The report gets into details about competition and the concept of fair markets with most criticism leveled against Walmart as a serial abuser of buyer power. Other retailers mentioned included Amazon, Dollar General, Target and Costco, retailers whose employees are not unionized. Not mentioned in the report are major retailers such as Kroger, Albertsons and Ahold Delhaize whose employees are represented by unions.

“Big box stores have been rigging the rules in their favor, forcing independent grocers to pay higher prices for fewer product offerings,” according to the NGA report. “That leaves consumers with worse choices of food and supplies. Like it did for most injustices, the pandemic made this one worse: it further imbalanced the un-level playing field between big and small businesses, especially hurting urban and rural communities that rely on independent grocers.”

The remedy, according to NGA, is for regulators to enforce laws that are already on the books that were enacted to prevent exactly the type of behavior it maintains is now pervasive among the largest food retailers.

“Economic discrimination hurts customers and communities — and it’s already illegal. The antitrust laws written to prevent this conduct can no longer be ignored and must be enforced to protect local stores, consumers’ choices, and Americans’ health,” according to NGA.

The solution, according to NGA, requires the following actions:

  • Conduct congressional investigations and hearings “to shine a bright light on the anticompetitive practices in the food marketing/grocer sector with a particular focus on the discriminatory impacts on rural and urban consumers, producers and businesses.
  • Hold antitrust enforcers accountable if they continue their lax enforcement to check retailer buyer power and its effects.
  • Restore the original purposes and vigor of the antitrust laws when directed at striking economic discrimination in all sectors of the economy.

This last point is notable because NGA contends lax enforcement of antitrust laws has led courts to bar private actions to enforce antitrust prohibitions found in The Sherman Act, The Clayton Act and the Robinson-Patman Act.

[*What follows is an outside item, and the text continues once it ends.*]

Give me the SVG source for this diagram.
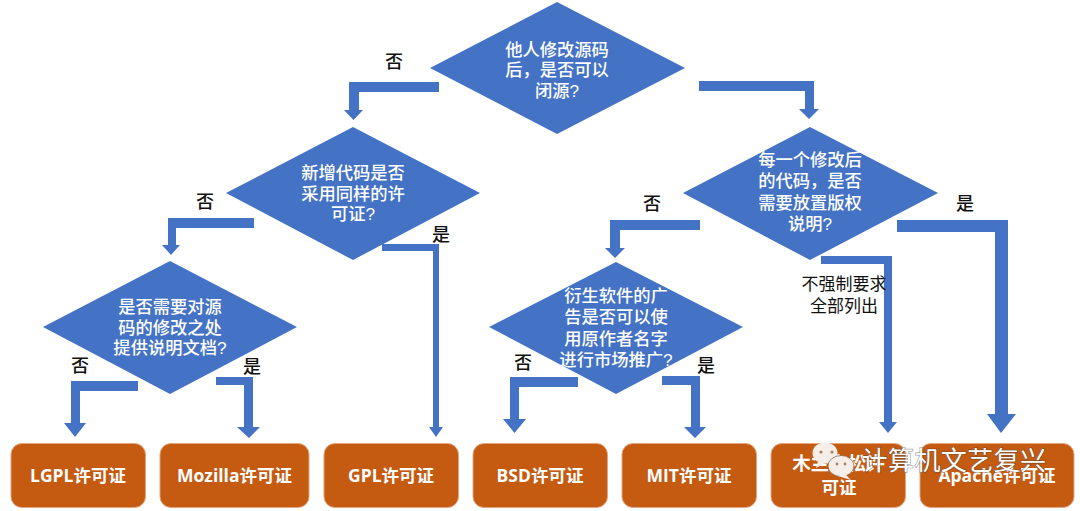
<svg xmlns="http://www.w3.org/2000/svg" width="1080" height="511" viewBox="0 0 1080 511">
<style>
text{font-family:"Open Sans","Noto Sans CJK SC",sans-serif;text-anchor:middle}
.d polygon{fill:#4472C4}
.d text{fill:#fff;font-size:17.300px;font-weight:500;font-family:"Liberation Sans","Noto Sans CJK SC",sans-serif}
.b rect{fill:#C55A11;stroke:#e2a57e;stroke-width:1}
.b text{fill:#fff;font-size:17.500px;font-weight:700}
#connectors polygon{fill:#4472C4}
.l{fill:#111;font-size:18px;font-weight:500;font-family:"Noto Sans CJK SC",sans-serif}
.s{fill:#111;font-size:17px;font-family:"Noto Sans CJK SC",sans-serif}
</style>
<rect width="1080" height="511" fill="#fff"/>
<g id="connectors">
<polygon points="439,82 349,82 349,110 344,110 353.500,120 363,110 359,110 359,92 439,92"/>
<polygon points="699,81 814,81 814,109 819,109 809,119 799,109 805,109 805,91 699,91"/>
<polygon points="254,218 168,218 168,245 162,245 171,255 180,245 176,245 176,228 254,228"/>
<polygon points="382,244 439,244 439,427 443,427 436,437 429,427 433,427 433,251 382,251"/>
<polygon points="138,381 71,381 71,423 64,423 75,437 86,423 80,423 80,391 138,391"/>
<polygon points="216,377 253,377 253,427 260,427 249,438 237,427 244,427 244,385 216,385"/>
<polygon points="700,220 610,220 610,248 605,248 615,258 625,248 620,248 620,230 700,230"/>
<polygon points="578,377 510,377 510,419 503,419 514.500,433 526,419 519,419 519,387 578,387"/>
<polygon points="662,376 700,376 700,427 706,427 695,438 684,427 691,427 691,385 662,385"/>
<polygon points="821,256 892,256 892,422 897,422 888,433 879,422 884,422 884,264 821,264"/>
<polygon points="897,220 1008,220 1008,414 1016,414 1001,433 987,414 995,414 995,232 897,232"/>
</g>
<g id="n1" class="d"><polygon points="430,68 557,2 685,68 557,134"/><text x="557" y="56">他人修改源码</text><text x="557" y="76">后，是否可以</text><text x="557" y="97">闭源?</text></g>
<g id="n2" class="d"><polygon points="226,193 353,127 480,193 353,260"/><text x="353" y="179">新增代码是否</text><text x="353" y="200">采用同样的许</text><text x="353" y="220">可证?</text></g>
<g id="n3" class="d"><polygon points="683,193 810,127 938,193 810,260"/><text x="810" y="166">每一个修改后</text><text x="810" y="187">的代码，是否</text><text x="810" y="209">需要放置版权</text><text x="810" y="230">说明?</text></g>
<g id="n4" class="d"><polygon points="43,327 170,261 297,327 170,394"/><text x="170" y="313">是否需要对源</text><text x="170" y="334">码的修改之处</text><text x="170" y="354">提供说明文档?</text></g>
<g id="n5" class="d"><polygon points="489,327 616,262 743,327 616,394"/><text x="616" y="302">衍生软件的广</text><text x="616" y="323">告是否可以使</text><text x="616" y="345">用原作者名字</text><text x="616" y="366">进行市场推广?</text></g>
<g id="b1" class="b"><rect x="11" y="443.500" width="134.500" height="64" rx="11"/><text x="78" y="482">LGPL许可证</text></g>
<g id="b2" class="b"><rect x="160" y="443.500" width="149" height="64" rx="11"/><text x="234.500" y="482">Mozilla许可证</text></g>
<g id="b3" class="b"><rect x="324" y="443.500" width="134.500" height="64" rx="11"/><text x="391" y="482">GPL许可证</text></g>
<g id="b4" class="b"><rect x="473" y="443.500" width="134.500" height="64" rx="11"/><text x="540" y="482">BSD许可证</text></g>
<g id="b5" class="b"><rect x="622" y="443.500" width="134.500" height="64" rx="11"/><text x="689" y="482">MIT许可证</text></g>
<g id="b6" class="b"><rect x="771" y="443.500" width="134.500" height="64" rx="11"/><text x="838.500" y="470" style="font-size:18.500px">木兰宽松许</text><text x="839" y="494">可证</text></g>
<g id="b7" class="b"><rect x="920" y="443.500" width="154" height="64" rx="11"/><text x="997" y="482">Apache许可证</text></g>
<g id="labels">
<text class="l" x="394" y="68">否</text>
<text class="l" x="205" y="208">否</text>
<text class="l" x="652" y="210">否</text>
<text class="l" x="80" y="372">否</text>
<text class="l" x="523" y="369">否</text>
<text class="l" x="441" y="241">是</text>
<text class="l" x="252" y="373">是</text>
<text class="l" x="706" y="372">是</text>
<text class="l" x="965" y="210">是</text>
<text class="s" x="844" y="290">不强制要求</text>
<text class="s" x="844" y="312">全部列出</text>
</g>
<g id="watermark">
<ellipse cx="825" cy="453" rx="12.500" ry="10.500" fill="#f6efe9"/>
<polygon points="818,461 816,468 825,463" fill="#f6efe9"/>
<ellipse cx="841" cy="466" rx="13" ry="10.500" fill="#f6efe9" stroke="#7a5a45" stroke-width=".7"/>
<polygon points="845,474 851,480 838,476" fill="#f6efe9"/>
<circle cx="821" cy="452" r="1.600" fill="#a5826b"/><circle cx="832" cy="452" r="1.600" fill="#a5826b"/>
<circle cx="837" cy="464" r="1.400" fill="#a5826b"/><circle cx="845" cy="464" r="1.400" fill="#a5826b"/>
<text x="954" y="470" font-size="26" style="font-family:'Noto Sans CJK SC',sans-serif;letter-spacing:.4px;paint-order:stroke" fill="#fff" stroke="#444" stroke-opacity=".6" stroke-width="1.200">计算机文艺复兴</text>
</g>
</svg>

NGA’s demands could find a receptive ear in Washington, D.C., now that a Democratic administration is in power and lawmakers appear eager to take action on matters related to equity and social justice. For example, among NGA’s demands is that the FTC, DOJ and state attorneys general investigate the arrangements between grocery power buyers and suppliers to determine whether dominant retailer bargaining leverage is imposing discriminatory prices, terms and supply on independent grocers.

“FTC should immediately use its authority under 6(b) of the Federal Trade Commission Act to study competition and concentration in the grocery supply chain, including private label, and the impacts on independent grocers and producers, such as farmers and ranchers,” according to NGA.